Common misconceptions that cause unnecessary worry
“Any digital volume reduction throws away bits.”
Not inherently. Scaling a number is not the same as deleting information. The only time “throwing away bits” becomes meaningful is when you must round the result into a smaller integer container (like 16-bit) without adequate protection (dither) or without sufficient downstream headroom.
“Digital volume always reduces resolution, analog volume never does.”
Analog volume avoids digital quantization issues at the attenuation stage, but it introduces its own realities: analog noise, channel imbalance at very low pot positions, and extra circuitry. Whether analog is “better” depends on the device design and where noise/distortion is lowest—not on the word “digital.”
“If I turn the computer volume down, I lose quality; if I turn the amp down, I don’t.”
Sometimes true, sometimes false. If your computer is outputting a 24-bit or float-mixed stream and the DAC is the limiting factor, computer volume can be transparent. If your computer is effectively outputting 16-bit after the volume control (or applying undithered truncation), then large digital cuts can be measurably and sometimes audibly worse.
The simple best practice that works in most real setups
- If you can keep the output format at 24-bit (or the system’s high-quality mode) and use reasonable digital attenuation (say, not living at –50 dB), you’re typically fine.
- If you must operate in a chain that ends up 16-bit, avoid very large digital cuts; consider controlling level later (DAC/amp) or ensure the software/device uses proper dithering when reducing bit depth.

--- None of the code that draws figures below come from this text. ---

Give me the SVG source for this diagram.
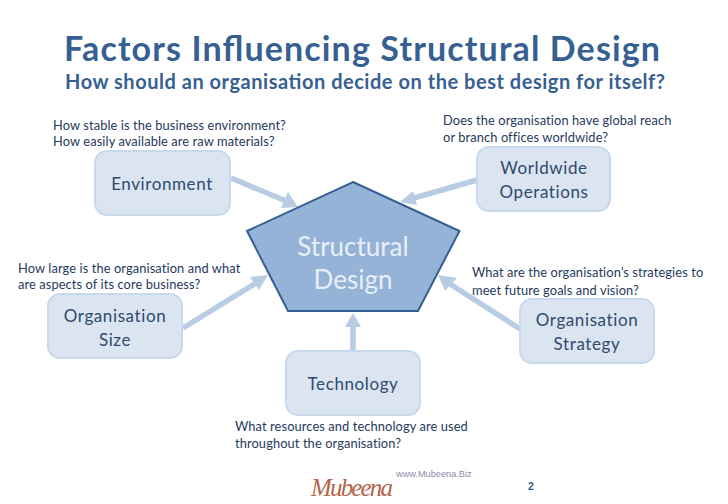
<svg xmlns="http://www.w3.org/2000/svg" width="728" height="504" viewBox="0 0 728 504">
<style>
text{font-family:Lato,"Open Sans",sans-serif}
.box{fill:#dbe5f1;stroke:#c9d9ec;stroke-width:2}
.lab{font-size:17px;fill:#2f4a6c;text-anchor:middle;letter-spacing:.6px}
.q{font-size:12.85px;fill:#1f3a5c;letter-spacing:.1px}
.c{stroke:#b8cce4;stroke-width:5.5;fill:none}
.h{fill:#b8cce4}
</style>
<rect width="728" height="504" fill="#fff"/>
<text x="362" y="61" font-size="34" font-weight="700" fill="#376092" text-anchor="middle" textLength="596" lengthAdjust="spacing">Factors Influencing Structural Design</text>
<text x="365" y="89" font-size="20" font-weight="700" fill="#376092" text-anchor="middle" textLength="600" lengthAdjust="spacing">How should an organisation decide on the best design for itself?</text>
<g id="connectors">
<path class="c" d="M231 178L286 201"/><path class="h" d="M298 207L288 192L281 208Z"/>
<path class="c" d="M477 180L414 198"/><path class="h" d="M400 202L413 191L417 205Z"/>
<path class="c" d="M183 328L256 283"/><path class="h" d="M268 275L250 277L259 290Z"/>
<path class="c" d="M520 329L450 284"/><path class="h" d="M438 275L457 278L445 291Z"/>
<path class="c" d="M353 350V325"/><path class="h" d="M353 313L345 327H361Z"/>
</g>
<g id="structural-design">
<path d="M353 182L459.5 231L418 311H288L247 231Z" fill="#95b3d7" stroke="#365f91" stroke-width="2"/>
<text x="353" y="256" font-size="26" fill="#e8eff8" text-anchor="middle">Structural</text>
<text x="353" y="289" font-size="26" fill="#e8eff8" text-anchor="middle">Design</text>
</g>
<g id="environment"><rect class="box" x="95" y="151" width="135" height="64" rx="12"/><text class="lab" x="162" y="190">Environment</text></g>
<g id="worldwide-operations"><rect class="box" x="477" y="147" width="133" height="64" rx="12"/><text class="lab" x="544" y="174">Worldwide</text><text class="lab" x="544" y="198">Operations</text></g>
<g id="organisation-size"><rect class="box" x="48" y="294" width="134" height="64" rx="12"/><text class="lab" x="115" y="322">Organisation</text><text class="lab" x="115" y="346">Size</text></g>
<g id="organisation-strategy"><rect class="box" x="520" y="299" width="134" height="64" rx="12"/><text class="lab" x="587" y="326">Organisation</text><text class="lab" x="587" y="350">Strategy</text></g>
<g id="technology"><rect class="box" x="286" y="351" width="134" height="64" rx="12"/><text class="lab" x="353" y="390">Technology</text></g>
<g id="notes">
<text class="q" x="53" y="130">How stable is the business environment?</text>
<text class="q" x="53" y="146">How easily available are raw materials?</text>
<text class="q" x="443" y="125">Does the organisation have global reach</text>
<text class="q" x="443" y="142">or branch offices worldwide?</text>
<text class="q" x="18" y="273">How large is the organisation and what</text>
<text class="q" x="18" y="289">are aspects of its core business?</text>
<text class="q" x="472" y="277">What are the organisation’s strategies to</text>
<text class="q" x="472" y="295">meet future goals and vision?</text>
<text class="q" x="235" y="431">What resources and technology are used</text>
<text class="q" x="235" y="448">throughout the organisation?</text>
</g>
<g id="footer">
<text x="396" y="477" font-size="9.2" fill="#8a8aa8" style="font-family:'Liberation Sans',sans-serif">www.Mubeena.Biz</text>
<text x="311" y="496" font-size="25" font-style="italic" fill="#b5654a" textLength="82" style="font-family:'Liberation Serif',serif">Mubeena</text>
<text x="528" y="490" font-size="10.5" font-weight="700" fill="#376092" style="font-family:'Liberation Sans',sans-serif">2</text>
</g>
</svg>
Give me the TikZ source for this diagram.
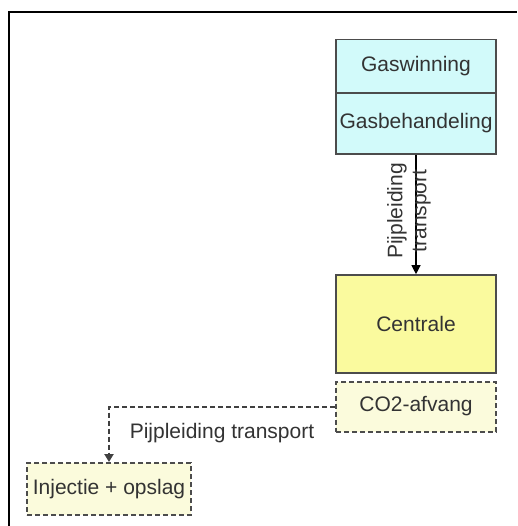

Benchmark’s guidance on word length and dither is a good summary of why. (Benchmark Media Systems)
Why does this matter
If you know where digital volume is applied and what the final output format is, you can avoid the rare cases where volume control adds distortion or unnecessary noise. That lets you set levels for comfort without guessing, and it prevents “fixes” (like forcing 100% volume) that can create clipping in processed playback chains.